> [What the exercise asks]: The data below should be restated word for word, with every picture omitted.

··· Information shown

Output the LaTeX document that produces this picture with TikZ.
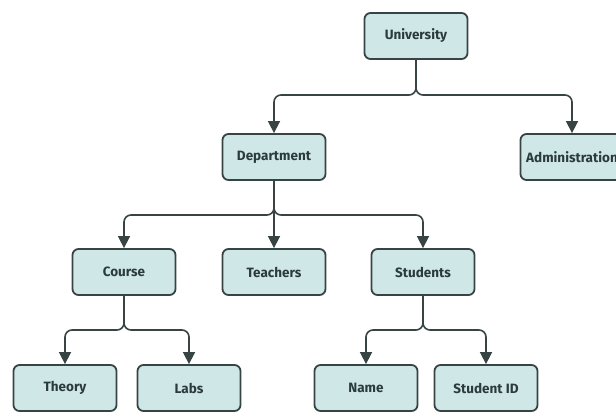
\documentclass[tikz,border=0pt]{standalone}
\usepackage{fontspec}
\setmainfont{Fira Sans}
\usetikzlibrary{arrows.meta}
\definecolor{boxfill}{HTML}{CFE7E6}
\definecolor{boxline}{HTML}{384444}
\definecolor{textcol}{HTML}{2B3A3C}
\begin{document}
\begin{tikzpicture}[x=1pt,y=-1pt,
  box/.style={draw=boxline, line width=1.8pt, fill=boxfill, rounded corners=6pt,
    minimum width=103pt, minimum height=46pt, inner sep=0pt, text=textcol,
    font=\bfseries\fontsize{13.5}{15}\selectfont},
  link/.style={draw=boxline, line width=1.6pt, rounded corners=7pt,
    -{Triangle[length=12pt,width=12pt]}}]
\useasboundingbox (0,0) rectangle (616,412);
\begin{scope}
\clip (0,0) rectangle (616,412);
% tree nodes
\node[box] (uni)   at (416,36)  {University};
\node[box] (dept)  at (274,157) {Department};
\node[box] (admin) at (572,157) {Administration};
\node[box] (course) at (124,272) {Course};
\node[box] (teach)  at (274,272) {Teachers};
\node[box] (stud)   at (423,272) {Students};
\node[box] (theory) at (65,388)  {Theory};
\node[box] (labs)   at (189,388) {Labs};
\node[box] (name)   at (366,388) {Name};
\node[box] (sid)    at (486,388) {Student ID};
% branch points
\coordinate (j1) at (416,95);
\coordinate (j2) at (274,215);
\coordinate (j3) at (124,330);
\coordinate (j4) at (423,330);
% connectors
\draw[link] (uni) -- (j1) -| (dept);
\draw[link] (uni) -- (j1) -| (admin);
\draw[link] (dept) -- (j2) -| (course);
\draw[link] (dept) -- (teach);
\draw[link] (dept) -- (j2) -| (stud);
\draw[link] (course) -- (j3) -| (theory);
\draw[link] (course) -- (j3) -| (labs);
\draw[link] (stud) -- (j4) -| (name);
\draw[link] (stud) -- (j4) -| (sid);
\end{scope}
\end{tikzpicture}
\end{document}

······

> [Response to the exercise]:
Output the LaTeX document that produces this picture with TikZ.
\documentclass[tikz,border=0pt]{standalone}
\usepackage{fontspec}
\setmainfont{Fira Sans}
\usetikzlibrary{arrows.meta}
\definecolor{boxfill}{HTML}{CFE7E6}
\definecolor{boxline}{HTML}{384444}
\definecolor{textcol}{HTML}{2B3A3C}
\begin{document}
\begin{tikzpicture}[x=1pt,y=-1pt,
  box/.style={draw=boxline, line width=1.8pt, fill=boxfill, rounded corners=6pt,
    minimum width=103pt, minimum height=46pt, inner sep=0pt, text=textcol,
    font=\bfseries\fontsize{13.5}{15}\selectfont},
  link/.style={draw=boxline, line width=1.6pt, rounded corners=7pt,
    -{Triangle[length=12pt,width=12pt]}}]
\useasboundingbox (0,0) rectangle (616,412);
\begin{scope}
\clip (0,0) rectangle (616,412);
% tree nodes
\node[box] (uni)   at (416,36)  {University};
\node[box] (dept)  at (274,157) {Department};
\node[box] (admin) at (572,157) {Administration};
\node[box] (course) at (124,272) {Course};
\node[box] (teach)  at (274,272) {Teachers};
\node[box] (stud)   at (423,272) {Students};
\node[box] (theory) at (65,388)  {Theory};
\node[box] (labs)   at (189,388) {Labs};
\node[box] (name)   at (366,388) {Name};
\node[box] (sid)    at (486,388) {Student ID};
% branch points
\coordinate (j1) at (416,95);
\coordinate (j2) at (274,215);
\coordinate (j3) at (124,330);
\coordinate (j4) at (423,330);
% connectors
\draw[link] (uni) -- (j1) -| (dept);
\draw[link] (uni) -- (j1) -| (admin);
\draw[link] (dept) -- (j2) -| (course);
\draw[link] (dept) -- (teach);
\draw[link] (dept) -- (j2) -| (stud);
\draw[link] (course) -- (j3) -| (theory);
\draw[link] (course) -- (j3) -| (labs);
\draw[link] (stud) -- (j4) -| (name);
\draw[link] (stud) -- (j4) -| (sid);
\end{scope}
\end{tikzpicture}
\end{document}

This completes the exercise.